Under the terms of a court order announced by the Federal Trade Commission this week, two individuals and one corporate defendant have been barred from violating the agency’s Telemarketing Sales Rule (TSR) and its Do Not Call (DNC) provisions arising from a telemarketing scheme designed to sell mortgage loans, refinancing services, and other products to U.S. consumers. They were also found liable for $530,000 in damages.
In addition to charging the defendants with calling consumers on the National DNC Registry and failing to pay for access to the list, the case was the first brought by the Commission alleging the transmission of phony caller ID information or none at all. Under the DNC provisions of the TSR telemarketers are required to transmit accurate caller ID information so consumers who do not want to be called in the future can contact them and tell them so.
The Commission’s Complaint
According to the FTC’s complaint, announced in May 2006, Srikanth Venkataraman, formerly of New Jersey and doing business as Scorpio Systems, Ltd., sold mortgage loans, refinancing, and other products and services to U.S. consumers via outbound telemarketing. Scorpio allegedly called numbers on the Do Not Call Registry, failed to transmit its telephone number and name to consumers’ caller identification service, and failed to pay the fee required to access the Registry. The telemarketer transmitted either no caller ID or a phony caller ID number – 234-567-8923 – and, as a result, consumers were unable to contact the telemarketer to stop unwanted calls.
Case History
The Commission’s original complaint was filed at the FTC’s request by the U. S. Department of Justice (DOJ) in U.S. District Court for the District of New Jersey on April 26,2006. In August 2007, the FTC voted to authorize the DOJ to amend the complaint by adding two defendants to the case, Software Transformations, Inc., and Sridhar Bhupatiraju. Software Transformations, Inc., was a successor corporation to Scorpio Systems, Ltd. Sridhar Bhupatiraju is an officer of Software Transformations, Inc. According to the Commission, the defendants named in the amended complaint also participated in telemarketing operations that called numbers on the Do Not Call Registry and failed to pay the fees required to access the Registry.
The Final Court Order
The final court order announced today settles the Commission’s charges against defendants Srikanth Venkataraman, dba Scorpio Systems, Ltd.; Software Transformations, Inc.; and Sridhar Bhupatiraju, individually and as an officer of Software Transformations, Inc. The order prohibits the defendants from violating the TSR in the future, states that they agree not to contest any of the facts alleged in the FTC’s complaint, and are liable for their TSR violations.

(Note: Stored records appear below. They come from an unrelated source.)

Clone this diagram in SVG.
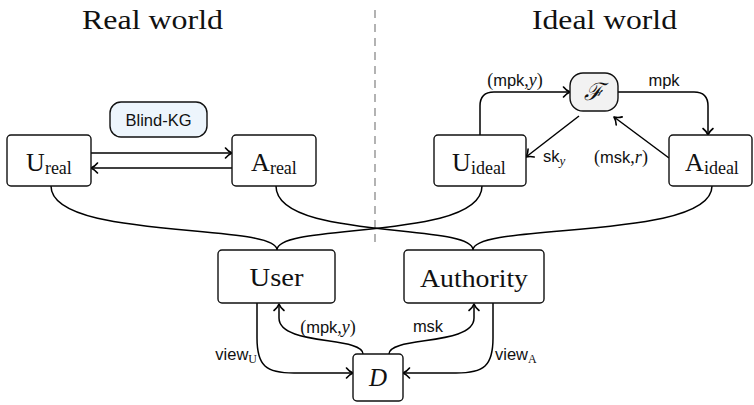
<svg xmlns="http://www.w3.org/2000/svg" width="754" height="405" viewBox="0 0 754 405">
  <defs>
    <marker id="arr" viewBox="-8 -7 10 14" refX="0" refY="0" markerWidth="10" markerHeight="14" orient="auto" markerUnits="userSpaceOnUse">
      <path d="M-6.5,-5 C-4.2,-2 -1.5,-0.6 0,0 C-1.5,0.6 -4.2,2 -6.5,5" fill="none" stroke="#000" stroke-width="1.6" stroke-linecap="round" stroke-linejoin="round"/>
    </marker>
    <style>
      .box { fill: #fff; stroke: #111; stroke-width: 1.4; }
      .serif { font-family: "Liberation Serif", "DejaVu Serif", serif; fill: #111; }
      .sans { font-family: "Liberation Sans", "DejaVu Sans", sans-serif; fill: #111; font-size: 16.5px; }
      .m { font-family: "Liberation Serif", "DejaVu Serif", serif; font-size: 18px; }
      .it { font-family: "Liberation Serif", "DejaVu Serif", serif; font-style: italic; font-size: 18px; }
      .subit { font-family: "Liberation Serif", "DejaVu Serif", serif; font-style: italic; font-size: 13px; }
      .node { font-size: 26px; }
      .sub { font-size: 18px; }
      .edge { fill: none; stroke: #000; stroke-width: 1.5; }
      .arrow { marker-end: url(#arr); }
    </style>
  </defs>

  <!-- titles and divider -->
  <text class="serif" x="82" y="29" font-size="28" textLength="141" lengthAdjust="spacingAndGlyphs">Real world</text>
  <text class="serif" x="532" y="29" font-size="28" textLength="145" lengthAdjust="spacingAndGlyphs">Ideal world</text>
  <line x1="375" y1="10" x2="375" y2="248" stroke="#8a8a8a" stroke-width="1.3" stroke-dasharray="8 6"/>

  <!-- connectors -->
  <g id="connectors">
    <path class="edge arrow" d="M91,153 L232,153"/>
    <path class="edge arrow" d="M232,168 L91,168"/>
    <path class="edge arrow" d="M480,135 L480,106 Q480,92 494,92 L570,92"/>
    <path class="edge arrow" d="M618,92 L694,92 Q708,92 708,106 L708,135"/>
    <path class="edge arrow" d="M579,116 L526,157"/>
    <path class="edge arrow" d="M669,158 L614,117"/>
    <path class="edge" d="M51,186 C51,241 277,222 277,250"/>
    <path class="edge" d="M482,186 C482,241 277,222 277,250"/>
    <path class="edge" d="M276,186 C276,241 473,222 473,250"/>
    <path class="edge" d="M712,186 C712,241 473,222 473,250"/>
    <path class="edge arrow" d="M257,303 L257,338 C257,366 266,373 294,373 L353,373"/>
    <path class="edge arrow" d="M363,354 C363,336 279,346 279,318 L279,304"/>
    <path class="edge arrow" d="M389,354 C389,336 474,346 474,318 L474,304"/>
    <path class="edge arrow" d="M493,303 L493,338 C493,366 484,373 456,373 L403,373"/>
  </g>

  <!-- edge labels -->
  <g id="edge-labels" class="sans">
    <text x="515" y="86" text-anchor="middle"><tspan class="m">(</tspan>mpk<tspan class="m">,</tspan><tspan class="it">y</tspan><tspan class="m">)</tspan></text>
    <text x="664" y="86" text-anchor="middle">mpk</text>
    <text x="543" y="162">sk<tspan class="subit" dy="3">y</tspan></text>
    <text x="621" y="163" text-anchor="middle"><tspan class="m">(</tspan>msk<tspan class="m">,</tspan><tspan class="it">r</tspan><tspan class="m">)</tspan></text>
    <text x="328" y="333" text-anchor="middle"><tspan class="m">(</tspan>mpk<tspan class="m">,</tspan><tspan class="it">y</tspan><tspan class="m">)</tspan></text>
    <text x="428" y="332" text-anchor="middle">msk</text>
    <text x="257" y="360" text-anchor="end">view<tspan class="serif" font-size="12" dy="3">U</tspan></text>
    <text x="495" y="360">view<tspan class="serif" font-size="12" dy="3">A</tspan></text>
  </g>

  <!-- real world -->
  <g id="blind-kg">
    <rect x="110" y="102" width="97" height="35" rx="11" fill="#edf5fc" stroke="#111" stroke-width="1.4"/>
    <text class="sans" x="158.5" y="126" text-anchor="middle" font-size="17.5">Blind-KG</text>
  </g>
  <g id="u-real">
    <rect class="box" x="7" y="135" width="84" height="51" rx="4"/>
    <text class="serif node" x="49" y="171" text-anchor="middle">U<tspan class="sub" dy="3">real</tspan></text>
  </g>
  <g id="a-real">
    <rect class="box" x="232" y="135" width="84" height="51" rx="4"/>
    <text class="serif node" x="274" y="171" text-anchor="middle">A<tspan class="sub" dy="3">real</tspan></text>
  </g>

  <!-- ideal world -->
  <g id="func">
    <rect x="570" y="73" width="48" height="38" rx="13" fill="#f2f2f2" stroke="#111" stroke-width="1.4"/>
    <text class="serif" x="594" y="100" text-anchor="middle" font-size="24" font-style="italic">ℱ</text>
  </g>
  <g id="u-ideal">
    <rect class="box" x="434" y="135" width="92" height="51" rx="4"/>
    <text class="serif node" x="479" y="171" text-anchor="middle">U<tspan class="sub" dy="3">ideal</tspan></text>
  </g>
  <g id="a-ideal">
    <rect class="box" x="669" y="135" width="83" height="51" rx="4"/>
    <text class="serif node" x="712" y="171" text-anchor="middle">A<tspan class="sub" dy="3">ideal</tspan></text>
  </g>

  <!-- combined parties and distinguisher -->
  <g id="user">
    <rect class="box" x="218" y="250" width="117" height="53" rx="4"/>
    <text class="serif" x="276.5" y="286" text-anchor="middle" font-size="25" textLength="54" lengthAdjust="spacingAndGlyphs">User</text>
  </g>
  <g id="authority">
    <rect class="box" x="404" y="250" width="140" height="53" rx="4"/>
    <text class="serif" x="474" y="287" text-anchor="middle" font-size="25" textLength="108" lengthAdjust="spacingAndGlyphs">Authority</text>
  </g>
  <g id="distinguisher">
    <rect class="box" x="353" y="354" width="50" height="47" rx="4"/>
    <text class="serif" x="378" y="386" text-anchor="middle" font-size="25" font-style="italic">D</text>
  </g>
</svg>
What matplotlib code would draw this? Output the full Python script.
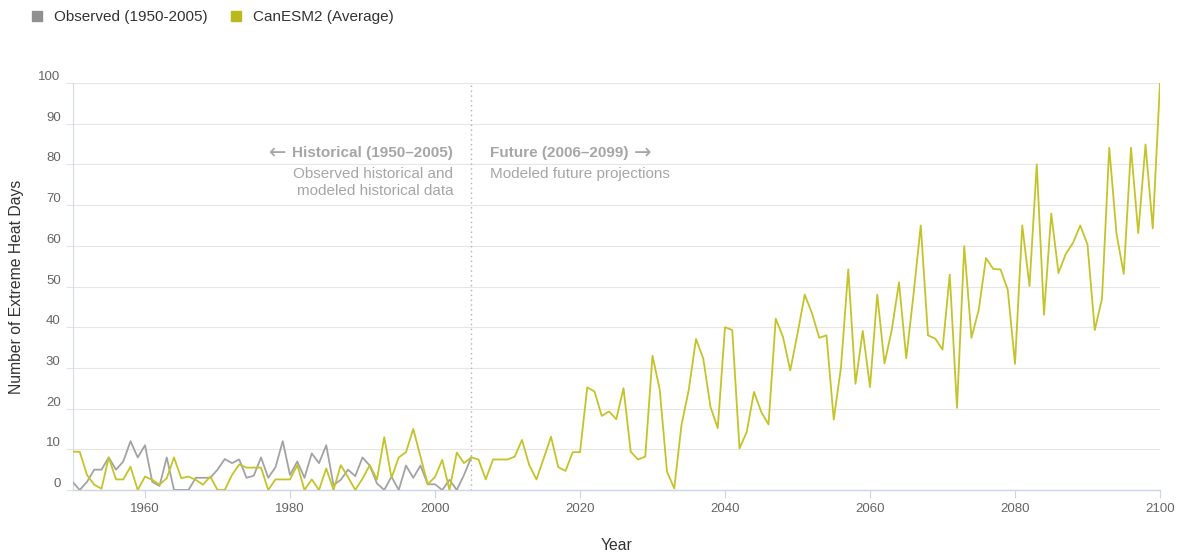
import matplotlib
matplotlib.use('Agg')
import numpy as np
import matplotlib.pyplot as plt
from matplotlib.lines import Line2D

obs_years = np.arange(1950, 2006)
observed = [2, 0, 2, 5, 5, 8, 5, 7, 12, 8,
            11, 2, 1, 8, 0, 0, 0, 3, 3, 3,
            5, 7.6, 6.6, 7.5, 3, 3.5, 8, 3, 5.6, 12,
            3.7, 7, 3, 9, 6.6, 11, 1.2, 2.5, 5, 3.4,
            8, 6, 1.6, 0, 3.3, 0, 6, 3, 6, 1.4,
            1.4, 0, 2.5, 0, 3.7, 8]

model_years = np.arange(1950, 2101)
canesm2 = [9.4, 9.4, 3.7, 1.3, 0.3, 8, 2.6, 2.6, 5.7, 0,
           3.3, 2.5, 1.3, 2.9, 8, 2.9, 3.3, 2.5, 1.3, 3.3,
           0, 0, 3.7, 6.3, 5.5, 5.5, 5.5, 0, 2.6, 2.6,
           2.6, 6.1, 0, 2.6, 0, 5.3, 0, 6.1, 3.2, 0,
           2.8, 6.1, 2.6, 13, 3, 8, 9.3, 15, 8.2, 1.4,
           3.2, 7.4, 0, 9.2, 6.6, 8, 7.5, 2.6, 7.5, 7.5,
           7.5, 8.2, 12.3, 6.1, 2.6, 7.8, 13.1, 5.6, 4.7, 9.3,
           9.3, 25.2, 24.2, 18.2, 19.3, 17.4, 25, 9.4, 7.5, 8.2,
           33, 24.6, 4.5, 0.4, 16, 24.6, 37.1, 32.3, 20.4, 15.2,
           40, 39.3, 10.2, 14.3, 24.1, 19.2, 16.1, 42.1, 37.6, 29.4,
           38.4, 48, 43.4, 37.4, 38, 17.3, 30.2, 54.2, 26.1, 39.1,
           25.3, 48, 31.1, 39.3, 51, 32.4, 48, 65, 38, 37.2,
           34.5, 52.9, 20.2, 59.9, 37.4, 44.3, 57, 54.3, 54.2, 49.2,
           31, 65, 50.1, 80, 43.1, 67.9, 53.3, 58, 60.7, 65,
           60.3, 39.3, 47, 84.1, 63, 53.1, 84.1, 63.1, 84.9, 64.3,
           100]

x_ticks = [1960, 1980, 2000, 2020, 2040, 2060, 2080, 2100]
y_ticks = list(range(0, 101, 10))
split_year = 2005

obs_color = '#a3a3a3'
model_color = '#c4c42a'

plt.rcParams['font.family'] = ['Liberation Sans', 'DejaVu Sans']

fig = plt.figure(figsize=(11.79, 5.56), dpi=100)
ax = fig.add_axes([72.5 / 1179, 1 - 490 / 556, (1160 - 72.5) / 1179, (490 - 83) / 556])

ax.plot(obs_years, observed, color=obs_color, lw=1.3, zorder=3)
ax.plot(model_years, canesm2, color=model_color, lw=1.3, zorder=4)

ax.axvline(split_year, color='#b0b0b0', lw=1, ls=(0, (1, 2.5)), zorder=2)

ax.set_xlim(1950, 2100)
ax.set_ylim(0, 100)
ax.set_xticks(x_ticks)
ax.set_yticks(y_ticks)
ax.grid(axis='y', color='#e6e6e6', lw=0.8, zorder=0)
ax.set_axisbelow(True)

for s in ['top', 'right']:
    ax.spines[s].set_visible(False)
ax.spines['bottom'].set_color('#ccd6eb')
ax.spines['left'].set_color('#d5dbe6')
ax.spines['bottom'].set_linewidth(1)
ax.spines['left'].set_linewidth(0.8)

ax.tick_params(axis='x', colors='#ccd6eb', length=6, width=0.8, pad=3, labelcolor='#666666', labelsize=9.5)
ax.tick_params(axis='y', colors='#e3e3e3', length=5, width=0.8, pad=3.5, labelcolor='#666666', labelsize=9.5)
plt.setp(ax.get_yticklabels(), va='bottom')

ax.set_xlabel('Year', fontsize=11.3, color='#333333')
ax.set_ylabel('Number of Extreme Heat Days', fontsize=11.3, color='#333333')
ax.xaxis.set_label_coords(0.5, -0.118)
ax.yaxis.set_label_coords(-0.045, 0.5)

# notes either side of the split line
note_color = '#a6a6a6'
hist = ax.text(2002.5, 82.8, 'Historical (1950\u20132005)', ha='right', va='center',
               fontsize=11, fontweight='bold', color=note_color)
ax.annotate('\u2190', xy=(0, 0.5), xycoords=hist, xytext=(-4, 0), textcoords='offset points',
            ha='right', va='center', fontsize=15, color=note_color, family='DejaVu Sans')
ax.text(2002.5, 79.4, 'Observed historical and\nmodeled historical data', ha='right', va='top',
        fontsize=11, color=note_color, linespacing=1.28, multialignment='right')
fut = ax.text(2007.6, 82.8, 'Future (2006\u20132099)', ha='left', va='center',
              fontsize=11, fontweight='bold', color=note_color)
ax.annotate('\u2192', xy=(1, 0.5), xycoords=fut, xytext=(4, 0), textcoords='offset points',
            ha='left', va='center', fontsize=15, color=note_color, family='DejaVu Sans')
ax.text(2007.6, 79.4, 'Modeled future projections', ha='left', va='top',
        fontsize=11, color=note_color)

handles = [Line2D([], [], marker='s', ls='none', color='#8f8f8f', markersize=7.2),
           Line2D([], [], marker='s', ls='none', color='#b9b91c', markersize=7.2)]
fig.legend(handles, ['Observed (1950-2005)', 'CanESM2 (Average)'], loc='center left',
           bbox_to_anchor=(16 / 1179, 1 - 17 / 556), ncol=2, frameon=False,
           fontsize=11, handletextpad=0.62, columnspacing=1.3, labelcolor='#333333',
           handlelength=1.0)

fig.savefig('out.png', dpi=100)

The order imposes suspended civil penalty judgments of $530,000 against each of the individual defendants and $160,000 against the corporate defendant – representing the total gross revenues resulting from their telemarketing violations. Based on the defendants’ inability to pay, however, the order requires Venkataraman to pay $15,000, Bhupatiraju to pay $10,000, and Software Transformations to pay $20,000. It also contains a right to reopen the case if the Commission later finds the defendants have misrepresented their financial condition.
The Commission vote authorizing the filing of the stipulated final order in consent of the court action was 4-0. It was filed by the DOJ on behalf of the FTC in the U.S. District Court for the District of New Jersey.
NOTE: This stipulated final order is for settlement purposes only and does not constitute an admission by the defendant of a law violation. A stipulated final order requires approval by the court and has the force of law when signed by the judge.